STATED EXERCISE
Exactly the lines from the start of the data below through the line that contains "plt.rcParams['mathtext.it'] = 'Liberation" are to be copied, with pictures left out.

COLLECTED MATERIAL
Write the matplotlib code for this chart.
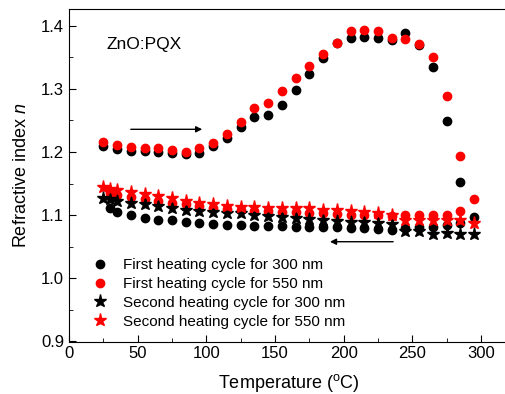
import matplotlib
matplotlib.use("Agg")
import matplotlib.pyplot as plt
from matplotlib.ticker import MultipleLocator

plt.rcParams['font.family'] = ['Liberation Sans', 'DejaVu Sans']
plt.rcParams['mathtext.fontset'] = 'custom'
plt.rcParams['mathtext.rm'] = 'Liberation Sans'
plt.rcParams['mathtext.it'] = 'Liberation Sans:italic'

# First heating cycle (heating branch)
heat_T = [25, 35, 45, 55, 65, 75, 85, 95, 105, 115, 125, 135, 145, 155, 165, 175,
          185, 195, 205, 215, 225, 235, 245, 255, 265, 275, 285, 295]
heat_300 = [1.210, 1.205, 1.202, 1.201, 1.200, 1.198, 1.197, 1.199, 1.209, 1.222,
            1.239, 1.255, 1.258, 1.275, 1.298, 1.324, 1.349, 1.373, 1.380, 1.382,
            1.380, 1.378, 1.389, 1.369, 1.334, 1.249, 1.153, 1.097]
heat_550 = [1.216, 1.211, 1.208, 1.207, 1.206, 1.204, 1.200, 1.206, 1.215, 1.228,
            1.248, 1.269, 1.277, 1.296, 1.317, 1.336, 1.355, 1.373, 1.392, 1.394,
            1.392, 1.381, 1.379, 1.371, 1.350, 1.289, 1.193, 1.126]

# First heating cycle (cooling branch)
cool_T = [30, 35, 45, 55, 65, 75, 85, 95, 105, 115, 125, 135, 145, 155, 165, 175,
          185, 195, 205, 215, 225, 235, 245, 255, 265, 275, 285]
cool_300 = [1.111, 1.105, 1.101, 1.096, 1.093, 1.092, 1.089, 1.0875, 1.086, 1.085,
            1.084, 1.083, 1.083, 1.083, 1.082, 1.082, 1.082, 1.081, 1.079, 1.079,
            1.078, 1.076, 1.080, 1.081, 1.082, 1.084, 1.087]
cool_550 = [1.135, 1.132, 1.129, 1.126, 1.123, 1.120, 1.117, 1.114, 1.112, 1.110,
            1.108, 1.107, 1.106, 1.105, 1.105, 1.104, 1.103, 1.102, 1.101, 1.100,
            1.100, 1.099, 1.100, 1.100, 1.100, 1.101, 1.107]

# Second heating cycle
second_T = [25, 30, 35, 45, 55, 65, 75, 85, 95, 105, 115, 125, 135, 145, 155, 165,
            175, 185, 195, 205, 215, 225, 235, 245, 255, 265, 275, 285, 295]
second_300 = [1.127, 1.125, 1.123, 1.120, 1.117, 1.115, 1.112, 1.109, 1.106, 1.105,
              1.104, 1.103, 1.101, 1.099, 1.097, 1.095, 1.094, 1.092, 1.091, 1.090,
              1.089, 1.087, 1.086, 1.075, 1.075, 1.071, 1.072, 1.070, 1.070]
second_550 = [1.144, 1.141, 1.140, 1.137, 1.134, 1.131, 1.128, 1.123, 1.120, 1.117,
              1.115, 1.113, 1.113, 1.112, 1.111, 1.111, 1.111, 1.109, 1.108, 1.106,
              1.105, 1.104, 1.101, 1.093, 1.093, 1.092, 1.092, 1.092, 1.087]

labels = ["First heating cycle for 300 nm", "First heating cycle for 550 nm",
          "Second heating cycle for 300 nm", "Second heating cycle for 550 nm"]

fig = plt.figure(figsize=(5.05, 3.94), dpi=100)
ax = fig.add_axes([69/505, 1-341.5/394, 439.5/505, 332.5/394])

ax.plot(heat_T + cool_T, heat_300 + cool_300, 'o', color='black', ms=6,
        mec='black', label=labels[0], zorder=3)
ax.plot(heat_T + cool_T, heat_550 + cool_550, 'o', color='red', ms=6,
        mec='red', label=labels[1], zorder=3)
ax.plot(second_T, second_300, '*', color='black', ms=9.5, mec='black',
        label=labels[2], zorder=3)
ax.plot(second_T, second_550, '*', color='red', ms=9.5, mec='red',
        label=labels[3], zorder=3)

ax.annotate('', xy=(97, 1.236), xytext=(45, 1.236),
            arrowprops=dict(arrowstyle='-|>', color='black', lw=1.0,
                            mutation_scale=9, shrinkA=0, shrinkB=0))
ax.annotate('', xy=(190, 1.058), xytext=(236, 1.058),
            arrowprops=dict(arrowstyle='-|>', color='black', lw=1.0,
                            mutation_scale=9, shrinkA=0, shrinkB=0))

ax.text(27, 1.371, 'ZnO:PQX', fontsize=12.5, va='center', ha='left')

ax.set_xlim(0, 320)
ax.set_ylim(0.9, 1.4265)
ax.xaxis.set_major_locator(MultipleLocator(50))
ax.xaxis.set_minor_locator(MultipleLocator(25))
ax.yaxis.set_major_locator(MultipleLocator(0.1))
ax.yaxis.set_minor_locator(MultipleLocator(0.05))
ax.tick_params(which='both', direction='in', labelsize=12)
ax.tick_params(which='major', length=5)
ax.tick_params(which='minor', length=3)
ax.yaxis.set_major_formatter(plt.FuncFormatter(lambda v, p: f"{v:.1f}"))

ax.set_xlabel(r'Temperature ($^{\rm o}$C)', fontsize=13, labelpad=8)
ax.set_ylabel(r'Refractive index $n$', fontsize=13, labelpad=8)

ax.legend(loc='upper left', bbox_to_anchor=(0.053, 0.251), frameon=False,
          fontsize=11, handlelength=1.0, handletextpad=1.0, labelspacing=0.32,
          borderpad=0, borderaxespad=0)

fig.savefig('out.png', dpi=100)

SOLUTION
Write the matplotlib code for this chart.
import matplotlib
matplotlib.use("Agg")
import matplotlib.pyplot as plt
from matplotlib.ticker import MultipleLocator

plt.rcParams['font.family'] = ['Liberation Sans', 'DejaVu Sans']
plt.rcParams['mathtext.fontset'] = 'custom'
plt.rcParams['mathtext.rm'] = 'Liberation Sans'
plt.rcParams['mathtext.it'] = 'Liberation Sans:italic'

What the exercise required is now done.